This detailed road trip guide packs in loooooads of the best things to do in West Cork over 4 long, lovely days on the road.
And I mean long and lovely!
Now, if you’re the type of person that wants to stay in one place for 4 days and explore around you, this road trip isn’t for you.
If you follow this guide, you’ll be moving accommodation each night. Not ideal, I know! However, all of the moving about will be well worth it (promise!).
What you’ll get from reading our guide to West Cork
- A detailed itinerary you can follow from start to finish
- Advice on where to visit each day (along with drive times)

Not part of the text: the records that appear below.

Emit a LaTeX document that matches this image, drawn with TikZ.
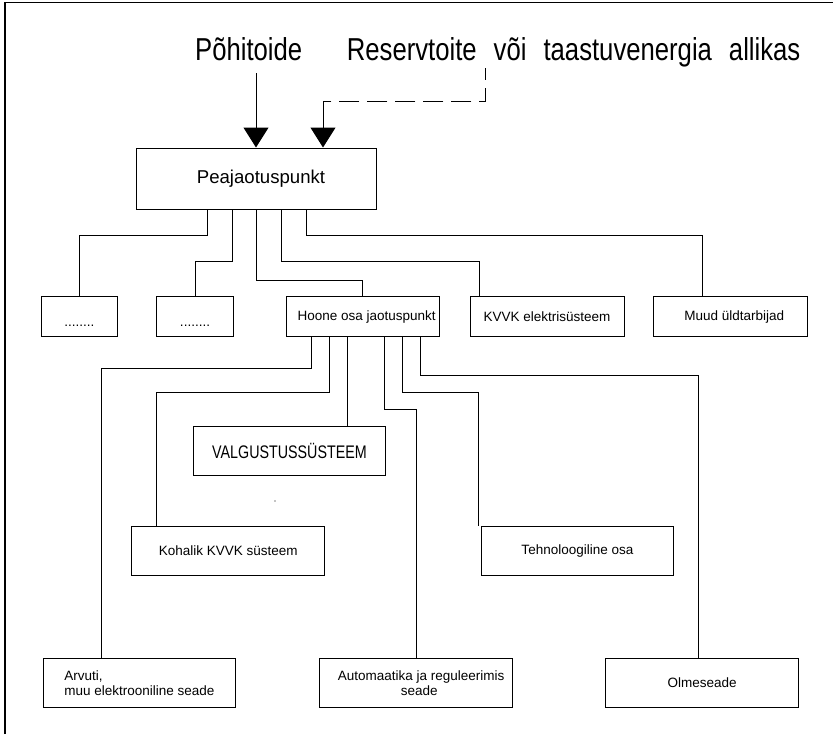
\documentclass[tikz,border=0pt]{standalone}
\usepackage{fontspec}
\setmainfont{Liberation Sans}
\newfontfamily\topf{Liberation Sans}[FakeStretch=0.81]
\newfontfamily\capf{Liberation Sans}[FakeStretch=0.785]
\usetikzlibrary{arrows.meta}
\begin{document}
\begin{tikzpicture}[x=1pt,y=-1pt,
  blk/.style={draw, line width=1pt, inner sep=0pt, align=center,
              font=\fontsize{13.5}{15.3}\selectfont},
  boxa/.style={blk, minimum width=#1, minimum height=39.5pt},
  boxb/.style={blk, minimum width=192.5pt, minimum height=49.5pt},
  wire/.style={line width=1pt},
  arr/.style={line width=1pt, -{Triangle[width=25pt,length=20pt]}},
  lbl/.style={inner sep=0pt, anchor=base west, font=\topf\fontsize{31.7}{36}\selectfont}]
\useasboundingbox (0,0) rectangle (833,734);
\draw[line width=1.5pt] (5,734) -- (5,2.5) -- (833,2.5);

% top labels
\node[lbl] (pohi) at (195,60) {Põhitoide};
\node[lbl] (res) at (346.7,60) {Reservtoite\hspace{17pt}või\hspace{17pt}taastuvenergia\hspace{17pt}allikas};

% main box
\node[blk, minimum width=240pt, minimum height=61pt, font=\fontsize{18.6}{20}\selectfont] (pea) at (256,178.5) {\hspace*{10pt}Peajaotuspunkt};

% level one
\node[boxa=76.7pt] (d1) at (79.4,316.7) {\raisebox{-10pt}[0pt][0pt]{........}};
\node[boxa=76.7pt] (d2) at (195,316.7) {\raisebox{-10pt}[0pt][0pt]{........}};
\node[boxa=153.3pt] (hoone) at (362.7,316.7) {\hspace*{8pt}Hoone osa jaotuspunkt};
\node[boxa=154pt] (kvvk) at (547,316.7) {KVVK elektrisüsteem};
\node[boxa=154pt] (muud) at (730.3,316.7) {\hspace*{8pt}Muud üldtarbijad};

% level two
\node[boxb] (valg) at (289.5,451.2) {\capf\fontsize{18.2}{20}\selectfont VALGUSTUSSÜSTEEM};
\node[boxb] (koh) at (228.2,550.8) {Kohalik KVVK süsteem};
\node[boxb] (tech) at (577.4,550.8) {Tehnoloogiline osa};
\node[boxb, align=left] (arv) at (139.5,682.9) {Arvuti,\\muu elektrooniline seade};
\node[boxb] (auto) at (416.2,682.9) {\hspace*{10pt}Automaatika ja reguleerimis\\\hspace*{6pt}seade};
\node[boxb] (olme) at (702.2,682.9) {Olmeseade};

% supply arrows
\path ([yshift=-13pt]pohi.base) coordinate (pbot);
\draw[arr] (pbot -| pea.north) -- (pea.north);
\coordinate (dtop) at (485.7,68);
\coordinate (dbend) at (323,101.7);
\draw[wire, dash pattern=on 20pt off 8pt, dash phase=8pt] (dtop) |- (dbend);
\draw[arr] (dbend) -- (dbend |- pea.north);

% branches from main box
\draw[wire] ([xshift=-49pt]pea.south) -- ++(0,26) -| (d1.north);
\draw[wire] ([xshift=-24pt]pea.south) -- ++(0,52) -| (d2.north);
\draw[wire] ([xshift=0.7pt]pea.south) -- ++(0,71) -| (hoone.north);
\draw[wire] ([xshift=25pt]pea.south) -- ++(0,52) -| ([xshift=-68pt]kvvk.north);
\draw[wire] ([xshift=50pt]pea.south) -- ++(0,26) -| ([xshift=-28pt]muud.north);

% branches from Hoone osa jaotuspunkt
\draw[wire] ([xshift=-51.3pt]hoone.south) -- ++(0,31.3) -| ([xshift=-38.5pt]arv.north);
\draw[wire] ([xshift=-33.3pt]hoone.south) -- ++(0,55.9) -| ([xshift=-71.5pt]koh.north);
\draw[wire] ([xshift=-15.2pt]hoone.south) coordinate (v0) -- (v0 |- valg.north);
\draw[wire] ([xshift=21.5pt]hoone.south) -- ++(0,72.9) -| (auto.north);
\draw[wire] ([xshift=40.1pt]hoone.south) -- ++(0,55.9) -| ([xshift=-99pt]tech.north);
\draw[wire] ([xshift=58.1pt]hoone.south) -- ++(0,38.6) -| ([xshift=-3.5pt]olme.north);

\fill (275,501) circle (0.6pt);
\end{tikzpicture}
\end{document}
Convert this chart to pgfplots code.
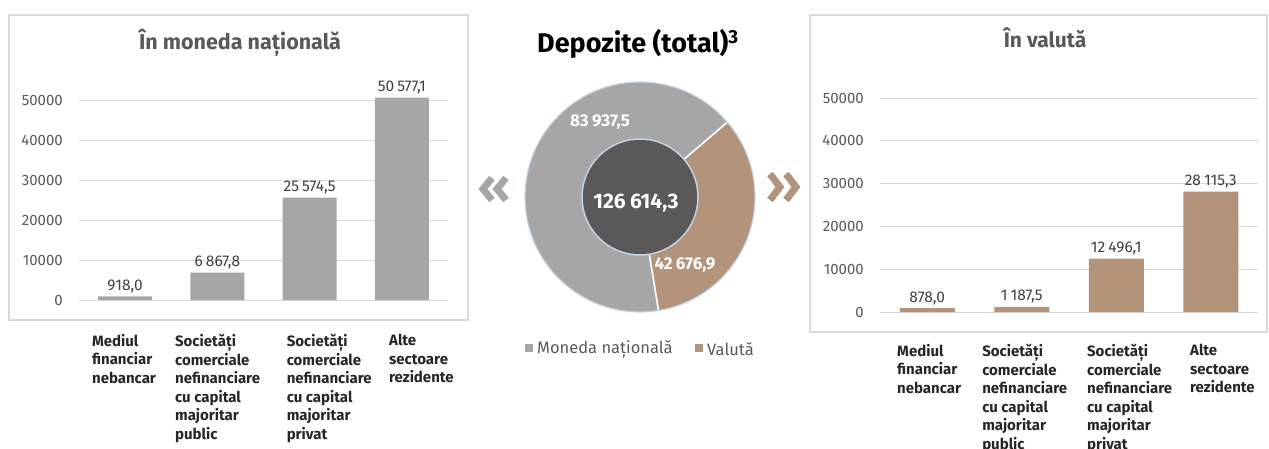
\documentclass[border=0pt]{standalone}
\usepackage{fontspec}
\setmainfont{Fira Sans}
\usepackage{xfp}
\usepackage{pgfplots}
\pgfplotsset{compat=1.18}

\definecolor{barGrey}{HTML}{A6A6A6}
\definecolor{barBrown}{HTML}{B4937B}
\definecolor{innerDark}{HTML}{595959}
\definecolor{outl}{HTML}{C3D3E3}
\definecolor{gridc}{HTML}{D9D9D9}
\definecolor{boxc}{HTML}{D9D9D9}
\definecolor{tickc}{HTML}{595959}
\definecolor{labc}{HTML}{404040}
\definecolor{catc}{HTML}{262626}
\definecolor{titlec}{HTML}{595959}

\pgfplotsset{
  barchart/.style={
    scale only axis, anchor=south west, clip=false,
    xmin=-0.5, xmax=3.5, ymin=0, ymax=50000,
    axis line style={draw=none}, major tick length=0pt, tick style={draw=none},
    ymajorgrids, grid style={draw=gridc, line width=0.9pt},
    ytick={0,10000,20000,30000,40000,50000},
    scaled y ticks=false,
    /pgf/number format/assume math mode=true,
    yticklabel style={font=\fontsize{15}{18}\selectfont, text=tickc, inner sep=0pt, anchor=east, xshift=-16pt,
      /pgf/number format/fixed, /pgf/number format/1000 sep={}},
    xticklabel style={font=\bfseries\fontsize{15}{18.5}\selectfont, text=catc, anchor=north west, align=left, inner sep=0pt},
    nodes near coords style={font=\fontsize{15.5}{18}\selectfont, text=labc},
  },
  barplot/.style={ybar, draw=none, fill=#1,
    nodes near coords={\pgfmathprintnumber[fixed, fixed zerofill, precision=1, use comma, 1000 sep={\hspace{0.2em}}]{\pgfplotspointmeta}}},
}

\begin{document}
\begin{tikzpicture}[x=1pt,y=1pt]
\useasboundingbox (0,0) rectangle (1269,448);

% frames
\draw[boxc, line width=1.2pt] (9,128) rectangle (468,433);
\draw[boxc, line width=1.2pt] (810,116) rectangle (1267,433);

% titles
\node[anchor=base, font=\bfseries\fontsize{21.5}{24}\selectfont, text=titlec] at (240,398) {În moneda națională};
\node[anchor=base, font=\bfseries\fontsize{21}{24}\selectfont, text=titlec] at (1045,400) {În valută};
\node[anchor=base, font=\bfseries\fontsize{27}{30}\selectfont, text=black] at (638,395) {Depozite (total)\textsuperscript{3}};

% left chart
\begin{axis}[barchart, at={(79pt,148pt)}, width=369pt, height=200pt,
  xtick={-0.36,0.54,1.75,2.86},
  xticklabels={{Mediul\\financiar\\nebancar},{Societăți\\comerciale\\nefinanciare\\cu capital\\majoritar\\public},{Societăți\\comerciale\\nefinanciare\\cu capital\\majoritar\\privat},{Alte\\sectoare\\rezidente}},
  xticklabel style={yshift=-34pt}]
\addplot[barplot=barGrey, bar width=54pt] coordinates {(0,918.0) (1,6867.8) (2,25574.5) (3,50577.1)};
\end{axis}

% right chart
\begin{axis}[barchart, at={(880pt,136pt)}, width=378pt, height=214pt,
  xtick={-0.32,0.58,1.69,2.78},
  xticklabels={{Mediul\\financiar\\nebancar},{Societăți\\comerciale\\nefinanciare\\cu capital\\majoritar\\public},{Societăți\\comerciale\\nefinanciare\\cu capital\\majoritar\\privat},{Alte\\sectoare\\rezidente}},
  xticklabel style={yshift=-32pt}]
\addplot[barplot=barBrown, bar width=55pt] coordinates {(0,878.0) (1,1187.5) (2,12496.1) (3,28115.3)};
\end{axis}

% donut
\def\vMN{83937.5}
\def\vVal{42676.9}
\edef\aStart{40.6}
\edef\aMid{\fpeval{round(40.6+360*\vMN/(\vMN+\vVal),3)}}
\edef\aEnd{\fpeval{40.6+360}}
\coordinate (C) at (640,251);
\fill[barGrey] (C) -- ++(\aStart:115) arc[start angle=\aStart, end angle=\aMid, radius=115] -- cycle;
\fill[barBrown] (C) -- ++(\aMid:115) arc[start angle=\aMid, end angle=\aEnd, radius=115] -- cycle;
\draw[white!85!outl, line width=1.8pt] (C) -- ++(\aStart:115);
\draw[white!85!outl, line width=1.8pt] (C) -- ++(\aMid:115);
\draw[outl, line width=1.2pt] (C) circle[radius=115];
\fill[innerDark] (C) circle[radius=58];
\draw[outl, line width=1.5pt] (C) circle[radius=58];
\node[font=\bfseries\fontsize{21}{24}\selectfont, text=white] at (636,245) {126\hspace{0.2em}614,3};
\node[font=\bfseries\fontsize{17}{20}\selectfont, text=white] at (600,326) {83\hspace{0.2em}937,5};
\node[font=\bfseries\fontsize{17}{20}\selectfont, text=white] at (685,183) {42\hspace{0.2em}676,9};

% chevrons
\draw[barGrey, line width=7pt, miter limit=10] (492,270) -- (483,259) -- (492,248);
\draw[barGrey, line width=7pt, miter limit=10] (506,270) -- (497,259) -- (506,248);
\draw[barBrown, line width=7pt, miter limit=10] (770,274) -- (780,261) -- (770,248);
\draw[barBrown, line width=7pt, miter limit=10] (786,274) -- (796,261) -- (786,248);

% legend
\fill[barGrey] (525,96) rectangle (533,104);
\node[anchor=west, inner sep=0pt, font=\fontsize{16.5}{19}\selectfont, text=tickc] at (537,99) {Moneda națională};
\fill[barBrown] (695,96) rectangle (703,104);
\node[anchor=west, inner sep=0pt, font=\fontsize{16.5}{19}\selectfont, text=tickc] at (707,99) {Valută};
\end{tikzpicture}
\end{document}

- Loads of off-the-beaten-track spots to visit
- Advice on where to eat, sleep and drink
Day one kicks-off our adventure in style in the buzzy little town of Kinsale (just outside of West Cork).
Your first day on the road is packed with coastal walks, scenic drives, good food, lively towns and villages and plenty more.
A quick note before we dive in: you don’t have to follow the itinerary below to a tee. Chop and change it wherever and whenever it tickles your fancy.
1. Kinsale for coffee and a stroll
I’m going to make an assumption that you’re not living or staying in Kinsale, and that you’re going to have to travel to reach stop 1.
When you rock up to Kinsale, grab some caffeine (the Cosy Cafe is good) and take some time to ramble around this gorgeous little town.
It’s colourful, narrow streets are guaranteed to delight. If you fancy spending a bit of time here, have a nosey through some of our guides below:
- 13 of the best things to do in Kinsale
- 11 of our favourite hotels in Kinsale
- 12 of the best old school pubs in Kinsale
- 9 of the finest restaurants in Kinsale
- A guide to the Scilly Walk in Kinsale
- Our Kinsale Airbnb guide
2. The Old Head of Kinsale
Our next stop takes us to the Old Head of Kinsale. There’s a fine 6 km (roughly 1.5 hour) loop walk here that takes in remarkable views at every turn.
The Old Head of Kinsale is a magnificent, narrow promontory into the Atlantic Ocean which rises hundreds of feet from the sea with craggy cliffs.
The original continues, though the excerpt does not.